Papua New Guinea Police show interest in allegation
Biman Prasad to issue statement after meeting Tikotikoca today
The Fiji Police Force has been in contact with its Papua New Guinea counterparts regarding allegations of rape against the National Federation Party provisional candidate, Romanu Tikotikoca.
Well-placed sources within the Fiji Police Force have confirmed that their PNG counterparts have shown great interest in the allegations against Fiji’s former High Commissioner. Confirmation has also come from the Office of the PNG Police Commissioner Gari Baki that they are working with the Fijian Police Force to delve deeper into the rape allegations.
However, whether that materialises into an investigation is yet to be seen as Mr Tikotikoca would have been covered by diplomatic immunity at the time of the alleged rape.
Meanwhile Mr Tikotikoca has opted not to speak to media regarding the allegations of rape made against him by his former housemaid.
Mr Tikotikoca flew in from Levuka to Nausori yesterday morning and went straight to his residence in Kalabu.
When the Fiji Sun team arrived at his home, a family member said he was resting and they would not disturb him. The Fiji Sun team waited outside his home for over an hour, but he did not surface.
NFP leader Biman Prasad said he was in Rakiraki and would be meeting with Mr Tikotikoca today. He said a statement will be released after the meeting with Mr Tikotikoca.
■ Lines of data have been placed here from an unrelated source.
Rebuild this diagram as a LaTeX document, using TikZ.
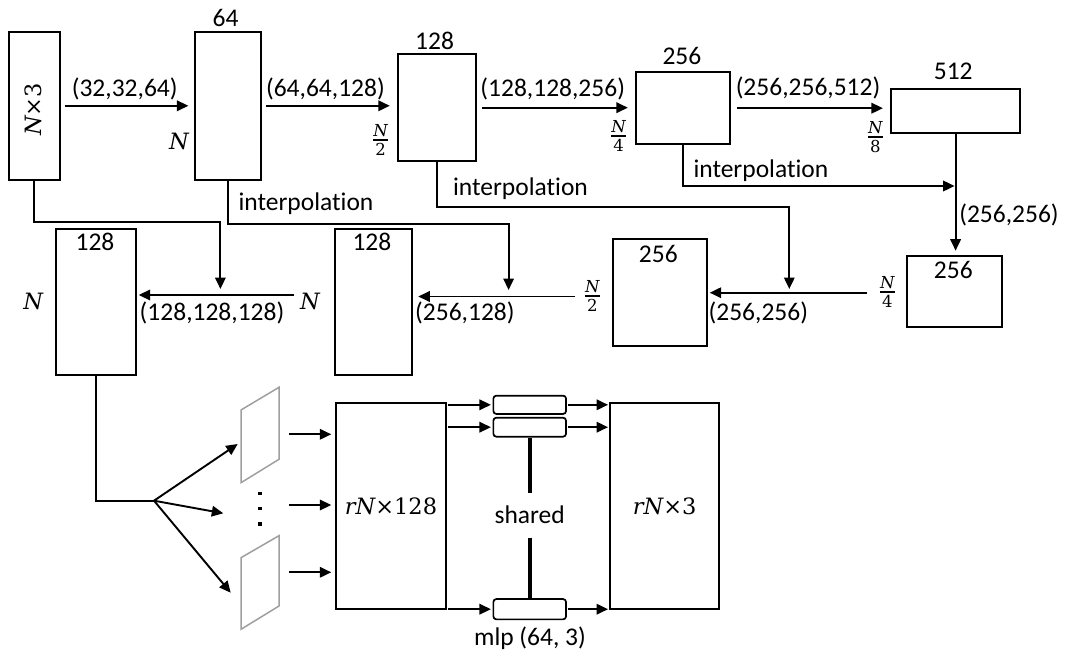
\RequirePackage{fix-cm}
\documentclass[tikz,border=0pt]{standalone}
\usepackage{fontspec}
\setmainfont{Carlito}[Ligatures={NoCommon}]
\newfontfamily\mserif{DejaVu Serif}
\newcommand{\mbig}{\fontsize{22.5}{26}\selectfont\mserif}
\newcommand{\msmall}{\fontsize{16.5}{17}\selectfont\mserif}
\newcommand{\Nv}{{\mbig\itshape N}}
\newcommand{\Nfr}[1]{$\hbox{\msmall\itshape N}\above 2pt\hbox{\msmall #1}$}
\usetikzlibrary{arrows.meta,calc}
\tikzset{
  box/.style={draw, line width=2pt, inner sep=0pt},
  arr/.style={line width=1.9pt, -{Triangle[length=11.5pt,width=10.5pt]}},
  ln/.style={line width=1.9pt},
  txt/.style={inner sep=0pt},
  mlpbox/.style={draw, line width=1.7pt, rounded corners=3pt, inner sep=0pt, minimum width=72.7pt},
  para/.style={draw=gray!75, line width=1.5pt, line join=miter},
  dotm/.style={fill=black, inner sep=0pt, minimum size=3.2pt}
}
\begin{document}
\begin{tikzpicture}[x=1pt,y=-1pt,font=\fontsize{25.5}{30}\selectfont]
\useasboundingbox (0,0) rectangle (1065,655);
% ---------- top row boxes ----------
\node[box, minimum width=50.3pt, minimum height=148.3pt] (A) at (34.4,105.8) {};
\node[txt, rotate=90] (Alab) at (33.6,109.5) {{\mbig\itshape N\upshape ×3}};
\node[box, minimum width=66.4pt, minimum height=148.3pt] (B) at (227.8,105.8) {};
\node[box, minimum width=77.8pt, minimum height=107.3pt] (C) at (436.6,107.7) {};
\node[box, minimum width=94.5pt, minimum height=72.3pt] (D) at (683,108.2) {};
\node[box, minimum width=129.7pt, minimum height=44.3pt] (E) at (955.6,111.2) {};
\node[txt] (Bt) at (225.5,18.3) {64};
\node[txt] (Ct) at (434.6,40.7) {128};
\node[txt] (Dt) at (681.9,56) {256};
\node[txt] (Et) at (953.2,71.7) {512};
\node[txt] (Bn) at (179,141.7) {\Nv};
\node[txt] (Cn) at (380.5,140) {\Nfr{2}};
\node[txt] (Dn) at (618.7,136) {\Nfr{4}};
\node[txt] (En) at (875.4,136.7) {\Nfr{8}};
% top arrows
\draw[arr, shorten <=4pt, shorten >=5.2pt] (A.east) -- (A.east -| B.west);
\draw[arr, shorten <=3.5pt, shorten >=6.9pt] (B.east) -- (B.east -| C.west);
\draw[arr, shorten <=5.5pt, shorten >=6.9pt] (C.east) -- (C.east -| D.west);
\draw[arr, shorten <=5.5pt, shorten >=6.8pt] (D.east) -- (D.east -| E.west);
\node[txt] (l1) at (124.7,89.3) {(32,32,64)};
\node[txt] (l2) at (325.4,89.3) {(64,64,128)};
\node[txt] (l3) at (552.7,88.5) {(128,128,256)};
\node[txt] (l4) at (808,88.3) {(256,256,512)};
% ---------- second row boxes ----------
\node[box, minimum width=80pt, minimum height=145.7pt] (F) at (95.7,302.2) {};
\node[box, minimum width=77.5pt, minimum height=145.7pt] (G) at (373.5,302.2) {};
\node[box, minimum width=93.4pt, minimum height=106.7pt] (H) at (660,292.3) {};
\node[box, minimum width=95.6pt, minimum height=71.6pt] (I) at (954.5,291.5) {};
\node[txt] (Ft) at (95,241.7) {128};
\node[txt] (Gt) at (371.9,242) {128};
\node[txt] (Ht) at (658.3,254) {256};
\node[txt] (It) at (953.3,270) {256};
\node[txt] (Fn) at (33.3,301.7) {\Nv};
\node[txt] (Gn) at (310,301.7) {\Nv};
\node[txt] (Hn) at (592.3,296) {\Nfr{2}};
\node[txt] (In) at (887.3,291.7) {\Nfr{4}};
% row-2 horizontal arrows
\coordinate (fs) at (294.4,295);
\coordinate (gs) at (575,296.5);
\coordinate (hs) at (867.3,292.7);
\draw[arr, shorten >=2pt] (fs) -- (fs -| F.east);
\draw[arr, shorten >=5pt] (gs) -- (gs -| G.east);
\draw[arr, shorten >=2pt] (hs) -- (hs -| H.east);
\node[txt] (fl) at (212,313.3) {(128,128,128)};
\node[txt] (gl) at (464.9,313.3) {(256,128)};
\node[txt] (hl) at (758.3,313.3) {(256,256)};
% skip / interpolation connectors
\coordinate (jA) at (220.4,295);
\coordinate (jB) at (508.6,296.5);
\coordinate (jC) at (789.3,292.7);
\coordinate (jD) at (955.6,186);
\draw[arr, shorten >=6pt] (A.south) -- (A.south |- 0,222) -| (jA);
\draw[arr, shorten >=6.5pt] (B.south) -- (B.south |- 0,224) -| (jB);
\draw[arr, shorten >=3.7pt] (C.south) -- (C.south |- 0,207.3) -| (jC);
\draw[arr, shorten >=1pt] (D.south) -- (D.south |- jD) -- (jD);
\draw[arr, shorten >=4pt] (E.south) -- (E.south |- I.north);
\node[txt] (i1) at (306,204) {interpolation};
\node[txt] (i2) at (520.5,188.3) {interpolation};
\node[txt] (i3) at (760.9,170.7) {interpolation};
\node[txt] (el) at (1009,215) {(256,256)};
% ---------- bottom part ----------
\coordinate (br) at (154,500.7);
\draw[ln] (F.south) -- (F.south |- br) -- (br);
\coordinate (t1) at (237.7,444);
\coordinate (t2) at (223.3,513.3);
\coordinate (t3) at (230.7,592.7);
\draw[arr] (br) -- (t1);
\draw[arr] (br) -- (t2);
\draw[arr] (br) -- (t3);
\draw[para] (241,410) -- (279,387.3) -- (279,459.3) -- (241,482.7) -- cycle;
\draw[para] (241,557.7) -- (279,535.7) -- (279,606) -- (241,629.3) -- cycle;
\node[dotm] (d1) at (260,493.3) {};
\node[dotm] (d2) at (260,508.3) {};
\node[dotm] (d3) at (260,524) {};
\node[box, minimum width=110pt, minimum height=206pt] (R1) at (391,506.3) {};
\node[txt] (R1l) at (391,506.7) {{\mbig\itshape rN\upshape ×128}};
\node[box, minimum width=109.3pt, minimum height=206pt] (R2) at (664.7,506.3) {};
\node[txt] (R2l) at (664.7,506.7) {{\mbig\itshape rN\upshape ×3}};
\coordinate (p1) at (289,434.3);
\coordinate (p2) at (289,505);
\coordinate (p3) at (289,572.3);
\draw[arr, shorten >=3.7pt] (p1) -- (p1 -| R1.west);
\draw[arr, shorten >=3.7pt] (p2) -- (p2 -| R1.west);
\draw[arr, shorten >=3.7pt] (p3) -- (p3 -| R1.west);
\node[mlpbox, minimum height=18.3pt] (m1) at (529.7,404.8) {};
\node[mlpbox, minimum height=19pt] (m2) at (529.7,427.2) {};
\node[mlpbox, minimum height=20.3pt] (m3) at (529.7,609.2) {};
\foreach \m in {m1,m2,m3}{
  \draw[arr, shorten <=1.3pt, shorten >=1.6pt] (R1.east |- \m.west) -- (\m.west);
  \draw[arr, shorten <=0.7pt, shorten >=1pt] (\m.east) -- (\m.east -| R2.west);
}
\node[txt, minimum height=44.6pt] (sh) at (529.7,515) {shared};
\draw[line width=3.8pt] (m2.south) -- (sh.north);
\draw[line width=3.8pt] (sh.south) -- (m3.north);
\node[txt] (ml) at (530,638.3) {mlp (64, 3)};
\end{tikzpicture}
\end{document}
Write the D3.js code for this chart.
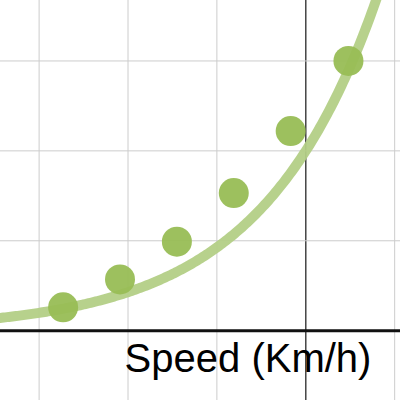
<!DOCTYPE html>
<html><head><meta charset="utf-8">
<script src="https://cdn.jsdelivr.net/npm/d3@7"></script>
<style>body{margin:0;background:#fff}</style></head>
<body><svg id="c" width="400" height="400"></svg>
<script>
// observed points
var speedX = [-2.73, -2.09, -1.45, -0.81, -0.17, 0.48];
var valueY = [0.26, 0.57, 0.99, 1.53, 2.22, 3.0];
// fitted curve y = a * exp(b x)
var fitA = 2.0, fitB = 0.77;
var gridX = [-3, -2, -1, 0, 1];
var gridY = [1, 2, 3];

var svg = d3.select('#c');
var x = d3.scaleLinear().domain([-3.44, 1.06]).range([0, 400]);
var y = d3.scaleLinear().domain([-0.771, 3.678]).range([400, 0]);

svg.selectAll('.gx').data(gridX).enter().append('line')
    .attr('x1', d => x(d)).attr('x2', d => x(d)).attr('y1', 0).attr('y2', 400)
    .attr('stroke', d => d === 0 ? '#444' : '#ccc').attr('stroke-width', d => d === 0 ? 1.5 : 1);
svg.selectAll('.gy').data(gridY).enter().append('line')
    .attr('x1', 0).attr('x2', 400).attr('y1', d => y(d)).attr('y2', d => y(d))
    .attr('stroke', '#ccc');
svg.append('line').attr('x1', 0).attr('x2', 400).attr('y1', y(0)).attr('y2', y(0))
    .attr('stroke', '#111').attr('stroke-width', 3);

var xs = d3.range(-3.5, 1.2, 0.02);
svg.append('path').datum(xs)
    .attr('d', d3.line().x(d => x(d)).y(d => y(fitA * Math.exp(fitB * d))))
    .attr('fill', 'none').attr('stroke', '#b3cf86').attr('stroke-width', 10).attr('opacity', 0.95);

svg.selectAll('.pt').data(speedX).enter().append('circle')
    .attr('cx', d => x(d)).attr('cy', (d, i) => y(valueY[i])).attr('r', 15)
    .attr('fill', '#98bd55').attr('opacity', 0.95);

svg.append('text').attr('x', 248).attr('y', 372).attr('text-anchor', 'middle')
    .attr('font-family', 'Liberation Sans, Arial').attr('font-size', 40)
    .text('Speed (Km/h)');
</script></body></html>
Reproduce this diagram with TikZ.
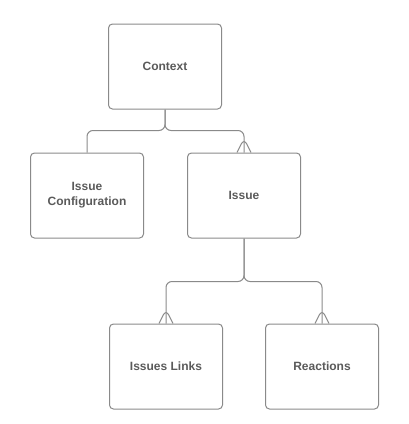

However, women candidates of NFP are also quiet on the allegations faced by Mr Tikotikoca.
But Minister for Women Mereseini Vuniwaqa said: “Standing for elections is a high calling that comes with a huge responsibility to get your house in order and keep it in order. Rape is an abhorrence to society and I do not condone it nor can it be justified on any level.
“We all know that an accused is innocent until proven guilty but for those aspiring to be parliamentarians, the onus is to ask ourselves the hard questions before standing for elections is real: are we worthy of representing our fellow Fijians in parliament? Do we epitomise what the average law-abiding, morally astute Fijian citizen looks for in a leader?
“If we answer that question affirmatively then we leave it to our peers – the voters of Fiji to judge our decision during election time. At the end of the day it is the public perception that becomes the yardstick for somebody who has been alleged to have committed such an offence and has been allowed by his or her party to stand for elections under that party’s banner,” she said.